What you will do: Quote the data exactly, first line to the line containing "from bokeh.resources import INLINE", with no pictures.

Given data:
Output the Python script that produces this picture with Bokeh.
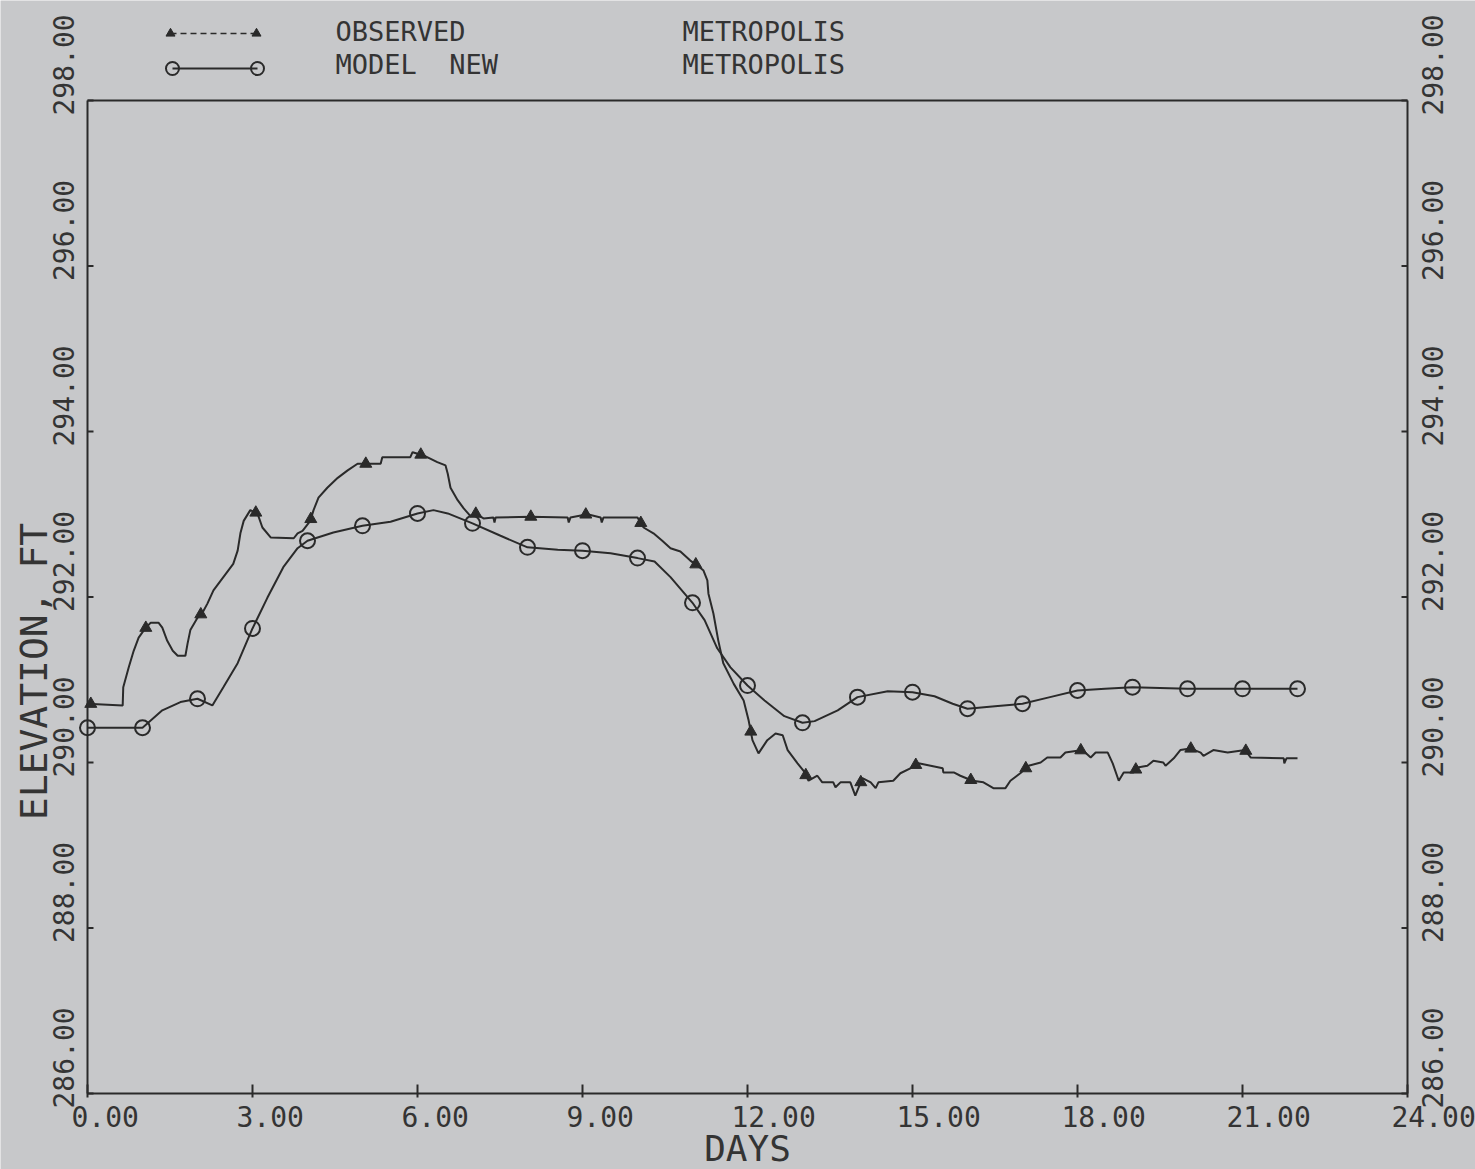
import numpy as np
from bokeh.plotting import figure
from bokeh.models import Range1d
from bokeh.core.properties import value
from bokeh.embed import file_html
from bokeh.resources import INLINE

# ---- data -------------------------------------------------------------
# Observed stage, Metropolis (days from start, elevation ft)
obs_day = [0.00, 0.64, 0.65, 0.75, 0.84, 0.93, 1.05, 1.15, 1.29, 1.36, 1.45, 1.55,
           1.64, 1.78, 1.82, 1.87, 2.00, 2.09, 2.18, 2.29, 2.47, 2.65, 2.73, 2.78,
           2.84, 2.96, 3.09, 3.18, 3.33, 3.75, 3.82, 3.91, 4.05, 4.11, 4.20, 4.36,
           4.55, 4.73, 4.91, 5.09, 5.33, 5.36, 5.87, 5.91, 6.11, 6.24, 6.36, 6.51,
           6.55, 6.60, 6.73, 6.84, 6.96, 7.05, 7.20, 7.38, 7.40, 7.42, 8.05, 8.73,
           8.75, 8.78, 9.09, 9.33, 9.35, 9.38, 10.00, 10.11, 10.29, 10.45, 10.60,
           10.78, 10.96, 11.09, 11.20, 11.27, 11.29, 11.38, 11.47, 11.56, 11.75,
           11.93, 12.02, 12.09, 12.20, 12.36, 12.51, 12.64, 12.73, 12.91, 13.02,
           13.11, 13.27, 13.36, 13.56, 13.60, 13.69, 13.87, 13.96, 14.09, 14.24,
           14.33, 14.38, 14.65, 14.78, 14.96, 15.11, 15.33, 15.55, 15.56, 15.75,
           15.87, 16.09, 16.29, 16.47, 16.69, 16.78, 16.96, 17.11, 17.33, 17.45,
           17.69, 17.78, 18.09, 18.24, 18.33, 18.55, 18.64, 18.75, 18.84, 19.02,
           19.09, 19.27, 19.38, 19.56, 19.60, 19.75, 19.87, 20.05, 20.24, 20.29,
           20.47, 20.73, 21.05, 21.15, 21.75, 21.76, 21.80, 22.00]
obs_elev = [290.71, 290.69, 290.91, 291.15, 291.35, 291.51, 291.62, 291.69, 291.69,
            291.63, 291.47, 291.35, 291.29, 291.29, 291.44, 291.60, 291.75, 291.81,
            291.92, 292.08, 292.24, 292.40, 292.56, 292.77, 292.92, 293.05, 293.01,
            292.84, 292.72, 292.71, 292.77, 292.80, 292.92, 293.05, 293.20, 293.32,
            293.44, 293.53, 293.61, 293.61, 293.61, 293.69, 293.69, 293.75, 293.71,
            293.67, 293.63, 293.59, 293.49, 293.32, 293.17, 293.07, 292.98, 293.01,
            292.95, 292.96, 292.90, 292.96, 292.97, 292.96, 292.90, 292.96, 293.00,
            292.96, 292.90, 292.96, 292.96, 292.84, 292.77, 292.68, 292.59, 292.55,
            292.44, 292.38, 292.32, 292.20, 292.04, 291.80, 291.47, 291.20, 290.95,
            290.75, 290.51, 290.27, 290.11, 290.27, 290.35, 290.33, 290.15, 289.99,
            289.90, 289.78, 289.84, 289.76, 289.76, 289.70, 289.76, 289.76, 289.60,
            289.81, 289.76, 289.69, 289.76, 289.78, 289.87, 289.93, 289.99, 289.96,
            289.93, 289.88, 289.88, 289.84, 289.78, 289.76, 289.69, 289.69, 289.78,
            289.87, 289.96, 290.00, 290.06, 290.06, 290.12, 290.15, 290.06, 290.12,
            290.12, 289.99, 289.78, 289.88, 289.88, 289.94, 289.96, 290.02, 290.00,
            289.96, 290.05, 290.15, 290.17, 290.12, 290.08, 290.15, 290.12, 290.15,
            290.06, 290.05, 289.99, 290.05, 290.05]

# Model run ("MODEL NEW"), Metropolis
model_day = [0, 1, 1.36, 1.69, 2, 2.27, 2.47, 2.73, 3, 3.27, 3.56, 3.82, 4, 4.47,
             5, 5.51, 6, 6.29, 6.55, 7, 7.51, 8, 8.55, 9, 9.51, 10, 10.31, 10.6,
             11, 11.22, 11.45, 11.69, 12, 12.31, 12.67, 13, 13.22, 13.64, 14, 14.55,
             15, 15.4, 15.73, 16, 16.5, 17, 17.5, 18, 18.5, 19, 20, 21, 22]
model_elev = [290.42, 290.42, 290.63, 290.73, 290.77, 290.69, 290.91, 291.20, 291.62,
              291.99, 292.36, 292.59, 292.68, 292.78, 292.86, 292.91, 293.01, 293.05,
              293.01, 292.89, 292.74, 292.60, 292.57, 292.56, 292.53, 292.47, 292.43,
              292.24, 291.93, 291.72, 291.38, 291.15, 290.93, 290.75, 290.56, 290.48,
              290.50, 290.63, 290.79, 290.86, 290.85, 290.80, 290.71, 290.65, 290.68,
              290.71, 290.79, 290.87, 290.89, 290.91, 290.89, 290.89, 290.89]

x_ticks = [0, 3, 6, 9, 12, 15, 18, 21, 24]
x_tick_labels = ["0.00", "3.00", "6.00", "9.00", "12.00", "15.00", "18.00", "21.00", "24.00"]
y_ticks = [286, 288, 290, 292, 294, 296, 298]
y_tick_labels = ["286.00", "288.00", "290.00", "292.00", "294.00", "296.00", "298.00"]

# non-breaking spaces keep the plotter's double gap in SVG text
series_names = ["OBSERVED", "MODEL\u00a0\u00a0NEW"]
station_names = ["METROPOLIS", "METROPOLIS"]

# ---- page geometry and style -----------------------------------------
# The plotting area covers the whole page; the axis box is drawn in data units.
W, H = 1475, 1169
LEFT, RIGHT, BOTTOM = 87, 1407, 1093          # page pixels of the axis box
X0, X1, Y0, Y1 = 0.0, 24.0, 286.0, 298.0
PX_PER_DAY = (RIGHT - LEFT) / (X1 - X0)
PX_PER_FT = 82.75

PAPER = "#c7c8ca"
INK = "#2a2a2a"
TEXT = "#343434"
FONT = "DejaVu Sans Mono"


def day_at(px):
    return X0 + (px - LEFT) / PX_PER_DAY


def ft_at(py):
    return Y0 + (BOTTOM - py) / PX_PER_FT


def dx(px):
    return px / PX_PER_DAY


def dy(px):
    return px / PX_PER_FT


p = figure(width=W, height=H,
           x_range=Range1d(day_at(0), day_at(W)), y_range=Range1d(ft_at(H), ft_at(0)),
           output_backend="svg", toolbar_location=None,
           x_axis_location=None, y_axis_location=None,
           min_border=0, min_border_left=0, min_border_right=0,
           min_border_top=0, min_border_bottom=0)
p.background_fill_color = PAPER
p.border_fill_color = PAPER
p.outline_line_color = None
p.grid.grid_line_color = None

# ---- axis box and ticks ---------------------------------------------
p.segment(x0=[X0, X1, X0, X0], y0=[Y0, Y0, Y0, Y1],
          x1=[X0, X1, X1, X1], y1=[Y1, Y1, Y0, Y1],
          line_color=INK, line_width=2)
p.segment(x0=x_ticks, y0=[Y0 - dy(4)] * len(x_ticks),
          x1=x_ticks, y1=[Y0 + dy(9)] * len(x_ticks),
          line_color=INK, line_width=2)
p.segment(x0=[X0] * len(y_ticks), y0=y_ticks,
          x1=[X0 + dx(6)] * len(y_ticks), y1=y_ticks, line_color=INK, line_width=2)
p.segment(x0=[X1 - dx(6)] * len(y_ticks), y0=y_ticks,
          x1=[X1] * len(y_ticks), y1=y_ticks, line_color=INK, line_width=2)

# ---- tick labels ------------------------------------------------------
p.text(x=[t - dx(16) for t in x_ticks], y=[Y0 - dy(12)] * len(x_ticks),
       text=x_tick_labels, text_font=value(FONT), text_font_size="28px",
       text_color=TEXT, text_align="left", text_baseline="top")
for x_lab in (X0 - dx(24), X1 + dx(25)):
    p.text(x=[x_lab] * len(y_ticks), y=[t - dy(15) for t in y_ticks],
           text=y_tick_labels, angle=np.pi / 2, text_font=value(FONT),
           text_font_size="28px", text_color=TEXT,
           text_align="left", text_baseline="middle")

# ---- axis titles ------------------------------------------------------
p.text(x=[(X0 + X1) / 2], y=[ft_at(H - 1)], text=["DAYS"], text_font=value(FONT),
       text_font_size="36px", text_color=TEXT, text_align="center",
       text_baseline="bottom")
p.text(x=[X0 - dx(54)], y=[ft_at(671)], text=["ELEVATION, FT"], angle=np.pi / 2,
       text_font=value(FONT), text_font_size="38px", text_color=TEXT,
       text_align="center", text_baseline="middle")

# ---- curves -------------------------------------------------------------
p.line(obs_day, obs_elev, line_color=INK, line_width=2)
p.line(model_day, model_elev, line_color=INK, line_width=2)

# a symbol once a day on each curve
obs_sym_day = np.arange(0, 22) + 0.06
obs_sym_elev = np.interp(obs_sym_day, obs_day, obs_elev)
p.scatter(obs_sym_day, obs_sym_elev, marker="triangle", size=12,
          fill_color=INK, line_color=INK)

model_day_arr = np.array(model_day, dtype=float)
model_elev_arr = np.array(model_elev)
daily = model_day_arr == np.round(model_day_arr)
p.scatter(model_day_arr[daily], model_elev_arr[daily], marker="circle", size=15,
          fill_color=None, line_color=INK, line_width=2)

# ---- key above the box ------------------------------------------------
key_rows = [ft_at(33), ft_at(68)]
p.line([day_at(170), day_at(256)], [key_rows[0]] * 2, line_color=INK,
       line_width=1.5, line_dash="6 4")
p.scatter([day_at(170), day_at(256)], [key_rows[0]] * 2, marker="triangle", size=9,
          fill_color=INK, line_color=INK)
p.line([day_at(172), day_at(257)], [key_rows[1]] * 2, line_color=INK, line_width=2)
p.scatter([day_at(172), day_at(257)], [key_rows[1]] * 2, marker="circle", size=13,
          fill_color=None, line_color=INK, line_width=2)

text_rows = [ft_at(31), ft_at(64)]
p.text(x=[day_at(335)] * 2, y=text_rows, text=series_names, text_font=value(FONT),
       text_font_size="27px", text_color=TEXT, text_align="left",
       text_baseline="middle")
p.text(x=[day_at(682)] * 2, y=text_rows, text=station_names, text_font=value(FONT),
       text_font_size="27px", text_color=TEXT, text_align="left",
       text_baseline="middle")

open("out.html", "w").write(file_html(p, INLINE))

The response:
Output the Python script that produces this picture with Bokeh.
import numpy as np
from bokeh.plotting import figure
from bokeh.models import Range1d
from bokeh.core.properties import value
from bokeh.embed import file_html
from bokeh.resources import INLINE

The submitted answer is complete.